Apple & Tile In New Fight Abuse Of Power & Nobbling Claims
Apple who are constantly being sued or accused of stealing technology is now been accused of abusing its power to unfairly favour one of its own products over that of a smaller rival a claim that will sound familiar to several companies who have been to compete up against the US tech giant.
Correspondence sent to send to Margret Vestager European competition commissioner reveal that US based tracking app maker Tile argued that Apple was making it more difficult for users to operate its product on their smartphones compared to Apple’s own rival application, FindMy, by selectively disabling features that allow for a seamless user experience.
Tile, whose Bluetooth tracking technology is very popular at retailers such as JB Hi Fi and The Good Guys allows users to find their keys, phones or other items claims Apple business practises are “seriously questionable”.
The Company has called on the European Commission to open a probe into Apple’s business practices, having made similar accusations in the US earlier this year.
Apple responded claiming “We strenuously deny the allegations of uncompetitive behaviour that Tile is waging against us,” Apple said in a statement. “Consistent with the critical path we’ve been on for over a decade, last year we introduced further privacy protections that safeguard user location data.

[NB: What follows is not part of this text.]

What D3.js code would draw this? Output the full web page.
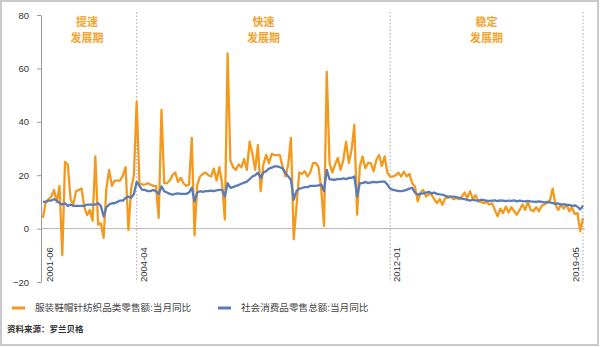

Tile doesn’t like those decisions so instead of arguing the issue on its merits, they’ve instead decided to launch meritless attacks.”
The new accusation of alleged anti-competitive practices in Europe will increase pressure on regulators to act against Apple.
Tile claims that recent changes made by Apple to its operating system have resulted in a more frustrating customer experience when using Tile.
The new confrontation comes as Tile gets ready to launch a new product which could be affected by Apple’s policies.
“In the past twelve months, Apple has taken several steps to completely disadvantage Tile, including by making it more difficult for consumers to use our products and services,” said Tile’s general counsel Kirsten Daru in the letter seen by the UK Financial Times.
“This is particularly concerning because Apple’s actions come at the same time that Apple both launched a new FindMy app that competes even more directly with Tile and also began preparing for the launch of a competitive hardware product,” the letter added.
Apple devices come with its tracking app preloaded into the iOS operating system, allowing users to locate people and other Apple products.
The company is reportedly also working on a piece of hardware that will be attached to items like TV remote controls or bikes to track them in a similar manner to Tile’s square plastic tags — though using new ultra-wideband chip technology which analysts believe will provide a superior level of precision.